Needless to say, I’d have liked to sashay myself right out of there, but I was dizzy with hunger, having foregone the “Swedish Food Market” at the exit after the cashiers at Ikea. There would be no sashaying till I was fed. I politely ordered some eggs from the waitress behind the counter, and started writing this review. My first negative review, I thought. Fine.
And so I ate, and I steamed, and I wrote in my little notebook, and I snapped a photo. Tears welled up at one point before the calories were absorbed—I get emotional when too hungry—but were quelled by irrational musings that Gawker would be interested in the shabby behavior of an Upper West Side diner manager, and that this manager actually reads Gawker. I fairly chortled to myself as I imagined him, red-faced, “gawkered.” Ha, ha! Ha, ha! You’ve been gawkered, you big meany! (I confirm: there’s no limit to the delusional inner ravings of a hungry, slighted woman.)
As I looked at my toast I realized it was unbuttered: this is what I hate about the Upper West Side. They’re rude, and you have to butter your own goddam toast! The Upper West Side just takes all the pleasure out of life! Upper West Side turpissima! Nostre vite gaudia abstulisti omnia!
I was thus engaged in wallowing in the depths and heights of self-righteous aggrievance when it abruptly occured to me that I might not have enough cash on me to pay for these grudgeful eggs. I supposed they’d take a credit card, but though there was no reason to fear any of my three credit cards being declined, Murphey’s Law decreed this could very well be the one time it could happen. The hair at the back of my head was just about to get that prickly, panicky feeling when something wonderful happened.
The mean old manager, who had been avoiding my glance all this time, walked up to me with hands and eyebrows upturned and said, “I want to apologize. I was very rude to you earlier. I really should have helped you. Please, this meal is on me.”
Not only was I relieved not to have to worry about how much cash I had on me anymore, but I was rather moved. I felt tears of emotion trying to come up—alright, I guess I’ll weep over anything! I shook his hand. I allowed to him that I was also in a terrible mood because the subway stopped working and I was overloaded and hungry. I thanked him and left a big tip for the waitress, who was oblivious to it all, as a proper diner waitress should be. (As it turned out, I did have the cash. And yes, he held the doors for me on my way out, saying, “This time we’ll do it right.”)
So, is this a negative review or a positive review? Let me put it this way. A good man is a man who knows when to apologize, and does so, genuinely and unambiguously. Which is more than can be said for the President or the Pope, bless their souls. So, will I go back?

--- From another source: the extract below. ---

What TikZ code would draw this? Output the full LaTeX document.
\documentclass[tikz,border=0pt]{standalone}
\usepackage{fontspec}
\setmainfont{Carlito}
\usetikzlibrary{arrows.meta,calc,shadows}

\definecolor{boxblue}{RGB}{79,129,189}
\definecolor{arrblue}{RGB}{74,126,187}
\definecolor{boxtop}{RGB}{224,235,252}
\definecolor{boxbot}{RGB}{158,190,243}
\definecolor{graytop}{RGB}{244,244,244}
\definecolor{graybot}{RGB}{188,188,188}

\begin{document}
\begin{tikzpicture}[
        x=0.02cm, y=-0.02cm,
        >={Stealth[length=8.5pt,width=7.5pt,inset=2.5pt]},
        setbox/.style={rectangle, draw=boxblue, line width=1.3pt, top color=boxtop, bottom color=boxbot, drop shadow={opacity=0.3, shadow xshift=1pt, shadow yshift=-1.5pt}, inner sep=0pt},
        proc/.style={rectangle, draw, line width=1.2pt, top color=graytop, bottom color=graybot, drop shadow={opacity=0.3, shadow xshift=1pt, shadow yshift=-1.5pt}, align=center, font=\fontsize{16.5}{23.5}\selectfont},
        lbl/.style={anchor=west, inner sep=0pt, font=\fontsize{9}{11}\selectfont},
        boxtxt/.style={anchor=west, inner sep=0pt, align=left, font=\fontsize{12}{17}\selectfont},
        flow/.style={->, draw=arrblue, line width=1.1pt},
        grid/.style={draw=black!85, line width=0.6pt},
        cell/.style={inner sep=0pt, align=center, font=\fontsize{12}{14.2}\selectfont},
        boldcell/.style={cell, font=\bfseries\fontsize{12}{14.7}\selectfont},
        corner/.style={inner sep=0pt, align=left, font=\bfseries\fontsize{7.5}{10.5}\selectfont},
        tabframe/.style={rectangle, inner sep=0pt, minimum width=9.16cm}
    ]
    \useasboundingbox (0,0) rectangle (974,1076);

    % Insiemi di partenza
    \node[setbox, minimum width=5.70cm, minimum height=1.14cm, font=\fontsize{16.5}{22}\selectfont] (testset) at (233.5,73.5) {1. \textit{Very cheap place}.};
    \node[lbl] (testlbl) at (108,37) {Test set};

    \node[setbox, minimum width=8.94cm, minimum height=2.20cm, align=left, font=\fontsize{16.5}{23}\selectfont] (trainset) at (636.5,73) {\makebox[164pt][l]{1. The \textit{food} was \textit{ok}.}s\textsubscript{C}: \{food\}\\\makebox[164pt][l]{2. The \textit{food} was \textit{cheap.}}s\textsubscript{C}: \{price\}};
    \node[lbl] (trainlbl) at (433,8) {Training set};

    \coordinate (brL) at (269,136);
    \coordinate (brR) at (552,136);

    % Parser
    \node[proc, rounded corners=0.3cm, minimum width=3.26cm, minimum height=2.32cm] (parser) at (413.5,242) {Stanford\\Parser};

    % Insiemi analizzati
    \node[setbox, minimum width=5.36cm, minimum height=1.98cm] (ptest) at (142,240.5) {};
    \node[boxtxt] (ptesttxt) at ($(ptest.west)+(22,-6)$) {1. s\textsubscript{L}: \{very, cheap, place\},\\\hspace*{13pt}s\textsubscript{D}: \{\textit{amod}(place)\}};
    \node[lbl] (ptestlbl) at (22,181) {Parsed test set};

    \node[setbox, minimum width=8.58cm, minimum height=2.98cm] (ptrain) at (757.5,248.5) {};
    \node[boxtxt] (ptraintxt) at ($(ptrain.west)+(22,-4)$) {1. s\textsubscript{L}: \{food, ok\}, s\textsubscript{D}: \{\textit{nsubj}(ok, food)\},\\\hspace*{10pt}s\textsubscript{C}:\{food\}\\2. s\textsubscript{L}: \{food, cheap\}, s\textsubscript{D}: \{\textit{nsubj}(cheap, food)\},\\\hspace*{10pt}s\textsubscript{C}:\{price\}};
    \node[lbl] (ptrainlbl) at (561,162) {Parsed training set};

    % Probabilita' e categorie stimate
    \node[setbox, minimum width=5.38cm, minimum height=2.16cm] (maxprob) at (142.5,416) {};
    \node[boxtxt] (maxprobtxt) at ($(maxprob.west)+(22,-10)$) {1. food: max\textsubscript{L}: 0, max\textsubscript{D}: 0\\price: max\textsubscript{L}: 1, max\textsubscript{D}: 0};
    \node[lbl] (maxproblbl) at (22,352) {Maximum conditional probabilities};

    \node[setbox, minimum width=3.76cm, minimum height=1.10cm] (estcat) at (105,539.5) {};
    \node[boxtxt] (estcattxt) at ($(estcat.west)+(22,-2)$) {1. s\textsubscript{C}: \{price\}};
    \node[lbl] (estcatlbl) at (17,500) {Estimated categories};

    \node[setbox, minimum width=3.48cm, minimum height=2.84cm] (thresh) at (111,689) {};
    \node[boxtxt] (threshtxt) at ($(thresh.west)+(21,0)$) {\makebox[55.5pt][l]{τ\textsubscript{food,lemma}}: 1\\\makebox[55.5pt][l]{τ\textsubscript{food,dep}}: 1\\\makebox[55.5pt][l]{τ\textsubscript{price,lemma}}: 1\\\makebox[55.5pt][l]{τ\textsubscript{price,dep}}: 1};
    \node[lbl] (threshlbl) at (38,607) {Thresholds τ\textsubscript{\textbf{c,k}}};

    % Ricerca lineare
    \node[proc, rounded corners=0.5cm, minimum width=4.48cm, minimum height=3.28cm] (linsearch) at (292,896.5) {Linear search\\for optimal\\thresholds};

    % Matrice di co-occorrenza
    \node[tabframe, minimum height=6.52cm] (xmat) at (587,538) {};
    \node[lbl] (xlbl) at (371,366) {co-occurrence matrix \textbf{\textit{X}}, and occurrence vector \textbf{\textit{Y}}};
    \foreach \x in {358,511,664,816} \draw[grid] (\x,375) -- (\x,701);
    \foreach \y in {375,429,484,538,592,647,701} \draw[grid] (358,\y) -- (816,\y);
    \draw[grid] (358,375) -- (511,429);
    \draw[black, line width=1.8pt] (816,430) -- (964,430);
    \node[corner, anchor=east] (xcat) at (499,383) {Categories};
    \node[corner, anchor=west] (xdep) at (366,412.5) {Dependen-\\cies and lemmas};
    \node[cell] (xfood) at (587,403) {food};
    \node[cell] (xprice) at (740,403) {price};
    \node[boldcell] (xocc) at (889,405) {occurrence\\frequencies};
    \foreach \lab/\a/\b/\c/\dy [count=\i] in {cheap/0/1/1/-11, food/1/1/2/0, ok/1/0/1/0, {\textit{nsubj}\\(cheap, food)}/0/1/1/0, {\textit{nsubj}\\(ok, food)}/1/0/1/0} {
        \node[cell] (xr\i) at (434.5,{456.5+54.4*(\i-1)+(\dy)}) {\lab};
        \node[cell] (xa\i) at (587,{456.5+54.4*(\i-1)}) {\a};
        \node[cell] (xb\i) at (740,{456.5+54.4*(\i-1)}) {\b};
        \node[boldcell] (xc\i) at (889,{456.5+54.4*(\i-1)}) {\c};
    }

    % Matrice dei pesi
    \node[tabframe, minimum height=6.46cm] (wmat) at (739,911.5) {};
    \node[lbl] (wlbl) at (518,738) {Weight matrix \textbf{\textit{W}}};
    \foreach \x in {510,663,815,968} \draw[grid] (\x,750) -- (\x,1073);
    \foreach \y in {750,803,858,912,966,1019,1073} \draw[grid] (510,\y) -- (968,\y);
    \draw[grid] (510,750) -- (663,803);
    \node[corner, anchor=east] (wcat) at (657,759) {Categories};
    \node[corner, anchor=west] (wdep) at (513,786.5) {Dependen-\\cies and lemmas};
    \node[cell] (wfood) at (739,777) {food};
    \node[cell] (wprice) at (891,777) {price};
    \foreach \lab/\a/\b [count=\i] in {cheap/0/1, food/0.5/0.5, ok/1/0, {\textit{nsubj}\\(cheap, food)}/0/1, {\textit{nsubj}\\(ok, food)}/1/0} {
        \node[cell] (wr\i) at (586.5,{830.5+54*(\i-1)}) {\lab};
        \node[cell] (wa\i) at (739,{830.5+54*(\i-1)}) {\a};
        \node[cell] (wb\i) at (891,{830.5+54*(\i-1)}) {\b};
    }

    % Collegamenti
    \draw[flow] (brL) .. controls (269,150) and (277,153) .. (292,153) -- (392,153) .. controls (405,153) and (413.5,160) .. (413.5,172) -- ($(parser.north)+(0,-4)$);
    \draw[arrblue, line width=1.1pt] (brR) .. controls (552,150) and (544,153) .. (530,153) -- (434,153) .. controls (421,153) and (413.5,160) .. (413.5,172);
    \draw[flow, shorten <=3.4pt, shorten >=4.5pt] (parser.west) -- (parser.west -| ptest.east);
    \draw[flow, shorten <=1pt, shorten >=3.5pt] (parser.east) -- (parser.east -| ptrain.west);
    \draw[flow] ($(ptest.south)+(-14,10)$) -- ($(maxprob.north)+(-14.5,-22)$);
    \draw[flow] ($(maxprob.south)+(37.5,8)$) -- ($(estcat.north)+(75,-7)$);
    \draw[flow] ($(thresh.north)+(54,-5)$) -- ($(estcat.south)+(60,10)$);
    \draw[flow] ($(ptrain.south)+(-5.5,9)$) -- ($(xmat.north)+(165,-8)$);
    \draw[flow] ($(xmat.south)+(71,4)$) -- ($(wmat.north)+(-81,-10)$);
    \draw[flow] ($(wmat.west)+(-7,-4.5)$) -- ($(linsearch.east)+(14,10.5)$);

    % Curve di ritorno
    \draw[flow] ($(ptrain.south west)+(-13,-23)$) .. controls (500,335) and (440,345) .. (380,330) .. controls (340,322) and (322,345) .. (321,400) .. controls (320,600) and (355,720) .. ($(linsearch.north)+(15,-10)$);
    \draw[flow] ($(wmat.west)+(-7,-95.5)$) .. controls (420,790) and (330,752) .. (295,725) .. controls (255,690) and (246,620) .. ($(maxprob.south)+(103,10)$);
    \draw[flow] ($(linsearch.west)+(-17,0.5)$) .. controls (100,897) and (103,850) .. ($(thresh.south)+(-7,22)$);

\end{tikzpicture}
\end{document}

Yes! Eggs are eggs—it’s people that make a diner.
I’ll remember to ask them to butter my toast.
Key West Diner
2532 Broadway, at 94th Street
“Welcome! Enjoy a great dining experience…”

October 10th, 2006 at 12:36 am
I trust you will have a cartoon about this?!! Hmmmm?!!

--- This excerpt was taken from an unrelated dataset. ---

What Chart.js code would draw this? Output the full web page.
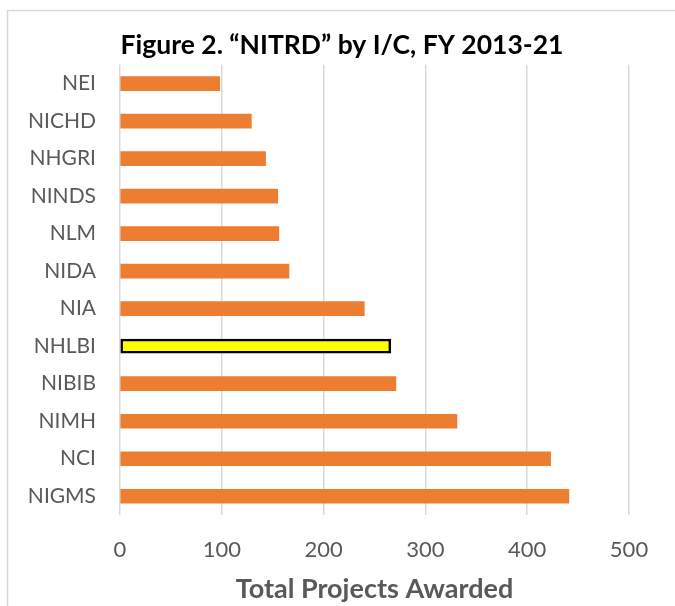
<!DOCTYPE html>
<html>
<head>
<meta charset="utf-8">
<script src="https://cdn.jsdelivr.net/npm/chart.js@4/dist/chart.umd.min.js"></script>
<style>
  html, body { margin: 0; padding: 0; background: #fff; }
  #wrap { width: 675px; height: 606px; position: relative; }
</style>
</head>
<body>
<div id="wrap"><canvas id="nitrdChart" width="675" height="606"></canvas></div>
<script>
// institutes / centers, top to bottom as shown
const institutes = ['NEI', 'NICHD', 'NHGRI', 'NINDS', 'NLM', 'NIDA', 'NIA', 'NHLBI', 'NIBIB', 'NIMH', 'NCI', 'NIGMS'];
const projectsAwarded = [98, 129, 143, 155, 156, 166, 240, 266, 271, 331, 423, 441];
const highlighted = 'NHLBI';
const xTicks = [0, 100, 200, 300, 400, 500];

const FONT = 'Lato, "Open Sans", sans-serif';
const GREY = '#595959';

// light outer frame, and center the title on the whole box rather than the padded area
const frame = {
    id: 'frame',
    afterLayout(chart) {
        const t = chart.titleBlock;
        if (t) {
            t.left = 9;
            t.right = chart.width;
            t.width = t.right - t.left;
        }
    },
    beforeDraw(chart) {
        const c = chart.ctx;
        c.save();
        c.strokeStyle = '#d9d9d9';
        c.lineWidth = 1.5;
        c.strokeRect(7.5, 10.5, 720, 700);
        c.restore();
    }
};

const ctx = document.getElementById('nitrdChart').getContext('2d');
new Chart(ctx, {
    type: 'bar',
    data: {
        labels: institutes,
        datasets: [{
            label: 'Total Projects Awarded',
            data: projectsAwarded,
            backgroundColor: institutes.map(n => n === highlighted ? '#ffff00' : '#ed7d31'),
            borderColor: '#000000',
            borderWidth: institutes.map(n => n === highlighted ? 2.5 : 0),
            borderSkipped: false,
            barThickness: 14
        }]
    },
    options: {
        indexAxis: 'y',
        responsive: false,
        animation: false,
        layout: { padding: { left: 0, right: 46, top: 0, bottom: 0 } },
        scales: {
            x: {
                min: 0,
                max: 500,
                afterBuildTicks: scale => { scale.ticks = xTicks.map(v => ({ value: v })); },
                afterFit: scale => { scale.height = 91; },
                border: { display: false },
                grid: { color: '#d9d9d9', lineWidth: 1.5, drawTicks: false },
                ticks: { color: GREY, font: { family: FONT, size: 22 }, padding: 22 },
                title: {
                    display: true,
                    text: 'Total Projects Awarded',
                    color: GREY,
                    font: { family: FONT, size: 27, weight: 'bold' },
                    padding: { top: 0, bottom: 1 }
                }
            },
            y: {
                afterFit: scale => { scale.width = 120; },
                border: { display: false },
                grid: { display: false, drawTicks: false },
                ticks: { color: GREY, font: { family: FONT, size: 21 }, padding: 24 }
            }
        },
        plugins: {
            legend: { display: false },
            tooltip: { enabled: false },
            title: {
                display: true,
                text: 'Figure 2. \u201cNITRD\u201d by I/C, FY 2013-21',
                color: '#000000',
                font: { family: FONT, size: 26.5, weight: 'bold' },
                padding: { top: 30, bottom: 3 }
            }
        }
    },
    plugins: [frame]
});
</script>
</body>
</html>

October 10th, 2006 at 2:39 pm
You can’t butter your own ** toast? Jesus Christ.
October 10th, 2006 at 2:57 pm
An amazing surprise ending!
“So what if the eggs are a different price every day?” really made me laugh – there used to be a bakery around the corner from me where not only was my egg and cheese on a roll + cafe con leche a different price every time, but the woman behind the counter – always the same woman! – pulled out her calculator every time to figure out the total.

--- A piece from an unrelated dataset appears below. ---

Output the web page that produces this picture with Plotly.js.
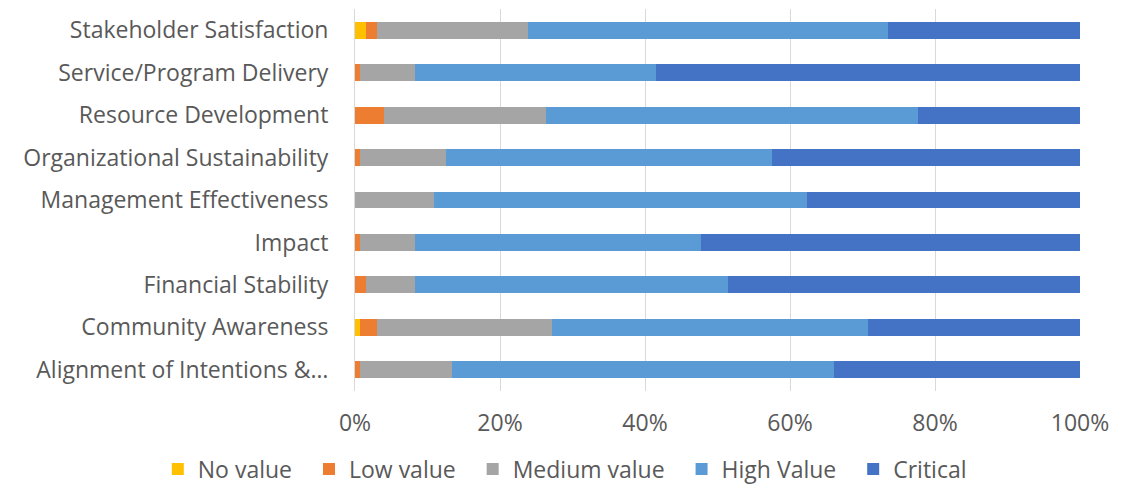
<!DOCTYPE html>
<html>
<head>
<meta charset="utf-8">
<script src="https://cdn.plot.ly/plotly-3.0.1.min.js"></script>
<style>
  html, body { margin: 0; padding: 0; background: #ffffff; }
  #chart { width: 1130px; height: 485px; }
</style>
</head>
<body>
<div id="chart"></div>
<script>
// Rating categories, listed top to bottom
const categories = [
  "Stakeholder Satisfaction",
  "Service/Program Delivery",
  "Resource Development",
  "Organizational Sustainability",
  "Management Effectiveness",
  "Impact",
  "Financial Stability",
  "Community Awareness",
  "Alignment of Intentions &…"
];

// Share of responses (%) per rating level
const noValue     = [1.5, 0,   0,    0,    0,    0,    0,    0.7,  0];
const lowValue    = [1.6, 0.7, 4.0,  0.7,  0,    0.7,  1.5,  2.4,  0.7];
const mediumValue = [20.7, 7.6, 22.3, 11.8, 10.9, 7.6,  6.8,  24.1, 12.7];
const highValue   = [49.7, 33.2, 51.4, 45.0, 51.4, 39.4, 43.2, 43.6, 52.6];
const critical    = [26.5, 58.5, 22.3, 42.5, 37.7, 52.3, 48.5, 29.2, 34.0];

const seriesNames  = ["No value", "Low value", "Medium value", "High Value", "Critical"];
const seriesValues = [noValue, lowValue, mediumValue, highValue, critical];
const seriesColors = ["#FFC000", "#ED7D31", "#A5A5A5", "#5B9BD5", "#4472C4"];

// trailing non-breaking spaces widen the gap between legend entries
const legendPad = "\u00A0\u00A0";

const traces = seriesNames.map((name, i) => ({
  type: "bar",
  orientation: "h",
  name: name + legendPad,
  y: categories,
  x: seriesValues[i],
  marker: { color: seriesColors[i], line: { width: 0 } },
  hoverinfo: "name+x"
}));

const textFont = { family: "'Open Sans', 'Noto Sans', sans-serif", size: 23, color: "#595959" };

const layout = {
  width: 1130,
  height: 485,
  barmode: "stack",
  barnorm: "percent",
  bargap: 0.6,
  paper_bgcolor: "#ffffff",
  plot_bgcolor: "#ffffff",
  margin: { l: 355, r: 50, t: 9, b: 94, autoexpand: false },
  font: textFont,
  xaxis: {
    range: [0, 100],
    tickvals: [0, 20, 40, 60, 80, 100],
    ticktext: ["0%", "20%", "40%", "60%", "80%", "100%"],
    showgrid: true,
    gridcolor: "#D9D9D9",
    gridwidth: 1,
    zeroline: false,
    showline: false,
    ticks: "outside",
    ticklen: 11,
    tickcolor: "rgba(0,0,0,0)",
    tickfont: textFont,
    fixedrange: true
  },
  yaxis: {
    type: "category",
    autorange: "reversed",
    showgrid: false,
    zeroline: false,
    showline: true,
    linecolor: "#D9D9D9",
    linewidth: 1,
    ticks: "outside",
    ticklen: 21,
    tickcolor: "rgba(0,0,0,0)",
    tickfont: textFont,
    fixedrange: true
  },
  showlegend: true,
  legend: {
    orientation: "h",
    traceorder: "normal",
    xref: "paper",
    yref: "paper",
    x: -0.272,
    xanchor: "left",
    y: -0.204,
    yanchor: "middle",
    font: textFont,
    itemwidth: 30
  }
};

Plotly.newPlot("chart", traces, layout, { displayModeBar: false, staticPlot: true });
</script>
</body>
</html>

October 10th, 2006 at 8:57 pm
Dear Spoiled Much (I guess this epithet means you’re from the UK —for some reason UK-ers are always accusing me of being lazy or spoiled! Odd!):
When they give you the butter separately from the toast, the toast arrives already cooled down, and the butter arrives cold. So buttering my own toast is useless, as it’s all thick, hard, and congealed. I prefer them to butter my toast with the nice soft rancid pot of butter they have in the kitchen, as soon as it pops out of the toaster. That way my toast is nicely soaked in melted butter when it arrives. This is the way I like it.
It’s not a question of inability or laziness. It’s a question of preference. I am not on a diet, or watching my cholesterol, as most places on the UWS seem to assume of everyone. It is laziness on their part not to ask me how I like my toast, since I am paying them to serve me. I’m paying for SERVICE. That’s why I leave a tip. Because they cook my food the way I like it.
If I want to butter my own toast, I’ll make my breakfast at home.
BTW: Please refrain from using the f-word on my blog. I have resolved to keep it clean-ish. That includes comments.